To confirm and validate the initial, unexpected 16S rDNA PCR results from the mother and subsequently the daughter and dog, other gene targets were amplified and sequenced, isolation was attempted in two laboratories, and two investigators tested samples independently and at different time points. Because microbial-specific genes were targeted, the same PCR assays are applicable for testing human and veterinary patient populations and vectors for the presence of bacterial DNA. PCR has limitations. False negative results occur when testing samples with low template concentrations and selective amplification of the predominant organism can occur in patients co-infected with genetically similar organisms. By comparing PCR results from different sample sources (blood, serum, buffy coat, and tissue culture extracts), the assays used in this study may not have been sensitive enough to consistently detect these bacteria within blood specimens collected during the same week (data not shown), illustrating the need to enhance the sensitivity of Anaplasma and Ehrlichia PCR, particularly when patient samples contain DNA sequences of genetically related organisms. DNA carryover or amplicon contamination within a laboratory may result in false positives [25, 26]. Importantly, throughout this study, all DNA extraction and PCR-negative controls remained negative. Furthermore, PCR testing of blood, serum, WBC, and tissue culture extracts from the father or maternal grandmother did not identify Anaplasma and Ehrlichia sp. DNA, and both the dog and mother became PCR negative after treatment with doxycycline, a finding that supports infection with viable organisms.

Nearly two decades ago investigators in Venezuela described inclusions in human platelets, a subset of which were ultrastructurally consistent with A. platys[27, 28]. Until recently [14], no subsequent report of human A. platys infection was published in the English literature. There is substantial epidemiological support for Rhipicephalus sanguineus (the brown dog or kennel tick) as the vector and the dog as the primary reservoir host for A. platys and E. canis[20]. As the puppy in this study originated from a kennel in Missouri, exposure to R. sanguineus seemed more likely than exposure to A. americanum, which is a field tick that will feed on numerous animal species [29]. Although vector competence has not been proven, E. chaffeensis DNA was amplified from 56% of R. sanguineus obtained from dogs and puppies housed in a kennel in Cameroon, a country where both canine and human infection with E. chaffeensis has been previously reported [30]. In contrast, recent efforts to experimentally transmit E. ewingii by R. sanguineus were not successful [31]. The source of A. platys, E. chaffeensis and E. ewingii infection in the pet and the family members and E. canis in the dog remains unknown; however, this puppy originated from a kennel in a highly endemic state for tick transmission of E. chaffeensis and E. ewingii by A. americanum[1, 29] and A. platys and E. canis are transmitted by a tick (R. sanguineus) that infests dogs in kennels.

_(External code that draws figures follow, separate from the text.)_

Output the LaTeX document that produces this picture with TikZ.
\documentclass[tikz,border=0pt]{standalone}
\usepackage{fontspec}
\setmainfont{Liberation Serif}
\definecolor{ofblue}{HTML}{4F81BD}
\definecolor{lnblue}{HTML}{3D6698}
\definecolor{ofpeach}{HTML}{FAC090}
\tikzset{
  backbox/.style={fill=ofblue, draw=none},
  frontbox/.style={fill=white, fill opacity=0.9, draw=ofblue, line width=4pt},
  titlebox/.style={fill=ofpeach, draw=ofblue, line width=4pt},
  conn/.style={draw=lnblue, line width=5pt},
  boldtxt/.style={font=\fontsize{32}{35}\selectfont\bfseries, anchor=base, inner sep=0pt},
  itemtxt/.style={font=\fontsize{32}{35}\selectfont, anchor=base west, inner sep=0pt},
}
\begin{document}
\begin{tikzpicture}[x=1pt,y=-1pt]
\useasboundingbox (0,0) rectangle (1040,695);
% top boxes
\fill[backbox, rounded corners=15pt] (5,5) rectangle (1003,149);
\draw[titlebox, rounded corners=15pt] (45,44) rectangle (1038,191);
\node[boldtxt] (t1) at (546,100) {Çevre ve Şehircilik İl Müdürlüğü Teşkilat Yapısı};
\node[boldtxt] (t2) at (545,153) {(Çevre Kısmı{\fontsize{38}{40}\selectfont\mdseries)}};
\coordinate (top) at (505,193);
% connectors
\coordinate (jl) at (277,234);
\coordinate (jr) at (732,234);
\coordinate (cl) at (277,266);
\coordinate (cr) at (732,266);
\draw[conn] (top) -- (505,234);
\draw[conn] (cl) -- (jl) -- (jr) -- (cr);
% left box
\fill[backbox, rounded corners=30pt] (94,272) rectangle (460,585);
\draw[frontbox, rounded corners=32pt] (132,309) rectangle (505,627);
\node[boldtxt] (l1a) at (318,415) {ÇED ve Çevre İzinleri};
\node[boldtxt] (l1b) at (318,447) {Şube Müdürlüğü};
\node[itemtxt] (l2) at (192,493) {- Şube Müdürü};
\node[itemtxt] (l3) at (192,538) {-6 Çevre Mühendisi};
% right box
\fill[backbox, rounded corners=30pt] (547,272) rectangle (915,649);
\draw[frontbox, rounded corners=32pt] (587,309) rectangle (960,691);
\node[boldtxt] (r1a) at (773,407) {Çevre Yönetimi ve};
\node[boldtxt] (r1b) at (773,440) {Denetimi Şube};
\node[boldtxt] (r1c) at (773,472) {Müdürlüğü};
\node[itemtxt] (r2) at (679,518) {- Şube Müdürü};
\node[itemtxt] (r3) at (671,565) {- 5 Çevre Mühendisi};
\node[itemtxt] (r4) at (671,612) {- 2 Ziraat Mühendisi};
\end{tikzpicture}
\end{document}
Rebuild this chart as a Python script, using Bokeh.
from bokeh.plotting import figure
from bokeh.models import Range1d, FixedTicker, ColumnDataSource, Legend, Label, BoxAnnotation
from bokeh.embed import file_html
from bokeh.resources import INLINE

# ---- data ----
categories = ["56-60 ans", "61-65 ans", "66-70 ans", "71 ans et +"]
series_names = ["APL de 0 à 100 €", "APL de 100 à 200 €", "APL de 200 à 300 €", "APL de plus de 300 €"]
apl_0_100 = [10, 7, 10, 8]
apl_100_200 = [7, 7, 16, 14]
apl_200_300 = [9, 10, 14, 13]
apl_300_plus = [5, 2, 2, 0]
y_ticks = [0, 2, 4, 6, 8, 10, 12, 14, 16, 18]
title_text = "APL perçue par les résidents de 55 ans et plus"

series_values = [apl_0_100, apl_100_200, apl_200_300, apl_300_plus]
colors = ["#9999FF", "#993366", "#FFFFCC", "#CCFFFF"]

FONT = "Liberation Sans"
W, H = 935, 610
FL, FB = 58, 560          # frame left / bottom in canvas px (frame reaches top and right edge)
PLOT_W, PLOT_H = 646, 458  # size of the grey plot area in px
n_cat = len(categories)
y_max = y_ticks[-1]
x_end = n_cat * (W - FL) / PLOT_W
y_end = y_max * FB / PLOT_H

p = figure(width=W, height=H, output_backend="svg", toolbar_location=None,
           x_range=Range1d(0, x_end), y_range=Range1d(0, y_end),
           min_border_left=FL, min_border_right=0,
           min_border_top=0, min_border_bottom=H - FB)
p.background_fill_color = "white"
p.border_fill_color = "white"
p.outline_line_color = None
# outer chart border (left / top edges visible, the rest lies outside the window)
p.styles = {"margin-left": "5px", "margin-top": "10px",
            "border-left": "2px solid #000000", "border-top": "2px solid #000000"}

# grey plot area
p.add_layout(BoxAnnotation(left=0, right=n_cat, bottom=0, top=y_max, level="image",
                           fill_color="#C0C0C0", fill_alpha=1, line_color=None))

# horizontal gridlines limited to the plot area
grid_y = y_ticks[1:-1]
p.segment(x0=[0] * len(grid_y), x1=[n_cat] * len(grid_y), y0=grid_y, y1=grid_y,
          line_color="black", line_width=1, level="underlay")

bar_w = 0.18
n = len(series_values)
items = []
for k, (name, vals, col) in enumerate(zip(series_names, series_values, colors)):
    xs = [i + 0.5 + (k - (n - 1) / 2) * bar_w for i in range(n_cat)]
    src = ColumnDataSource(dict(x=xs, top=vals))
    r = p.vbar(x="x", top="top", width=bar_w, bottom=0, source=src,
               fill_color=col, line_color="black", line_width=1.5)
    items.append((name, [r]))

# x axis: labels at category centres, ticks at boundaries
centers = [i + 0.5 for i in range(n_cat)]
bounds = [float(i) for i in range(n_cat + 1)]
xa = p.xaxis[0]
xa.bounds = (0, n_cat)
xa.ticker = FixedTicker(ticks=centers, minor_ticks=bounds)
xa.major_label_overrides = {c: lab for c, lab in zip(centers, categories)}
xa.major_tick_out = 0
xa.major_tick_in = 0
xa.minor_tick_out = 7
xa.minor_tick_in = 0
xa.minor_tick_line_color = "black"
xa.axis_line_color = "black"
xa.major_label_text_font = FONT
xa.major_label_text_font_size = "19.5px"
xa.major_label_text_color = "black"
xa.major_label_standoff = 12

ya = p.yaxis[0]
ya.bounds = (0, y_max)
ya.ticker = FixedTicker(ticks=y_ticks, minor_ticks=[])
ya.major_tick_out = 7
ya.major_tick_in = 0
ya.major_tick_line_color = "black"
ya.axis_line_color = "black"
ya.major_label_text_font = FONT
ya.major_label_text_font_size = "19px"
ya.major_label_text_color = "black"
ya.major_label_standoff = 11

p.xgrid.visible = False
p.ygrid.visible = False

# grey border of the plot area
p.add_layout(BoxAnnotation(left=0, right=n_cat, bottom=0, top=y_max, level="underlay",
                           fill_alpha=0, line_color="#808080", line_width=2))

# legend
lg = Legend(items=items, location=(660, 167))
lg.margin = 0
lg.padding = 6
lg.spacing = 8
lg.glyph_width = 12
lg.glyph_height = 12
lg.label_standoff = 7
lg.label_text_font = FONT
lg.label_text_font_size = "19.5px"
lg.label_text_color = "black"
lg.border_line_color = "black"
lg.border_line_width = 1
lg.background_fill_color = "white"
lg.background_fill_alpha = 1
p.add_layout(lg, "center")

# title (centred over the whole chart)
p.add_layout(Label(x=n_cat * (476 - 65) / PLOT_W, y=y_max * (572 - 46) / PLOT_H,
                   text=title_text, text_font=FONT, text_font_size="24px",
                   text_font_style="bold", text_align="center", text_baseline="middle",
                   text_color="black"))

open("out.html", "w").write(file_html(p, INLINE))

In summary, A. platys and Ehrlichia spp. DNA was documented in an unusual familial cluster involving a dog and two family members. Future studies should determine whether repeated documentation of DNA of these organisms reflects ongoing infection and whether there are medical consequences associated with the persistence of DNA of these organisms. To guide testing and treatment decisions, sequential PCR testing of blood, WBC or cell culture-enhanced samples may increase DNA-detection sensitivity.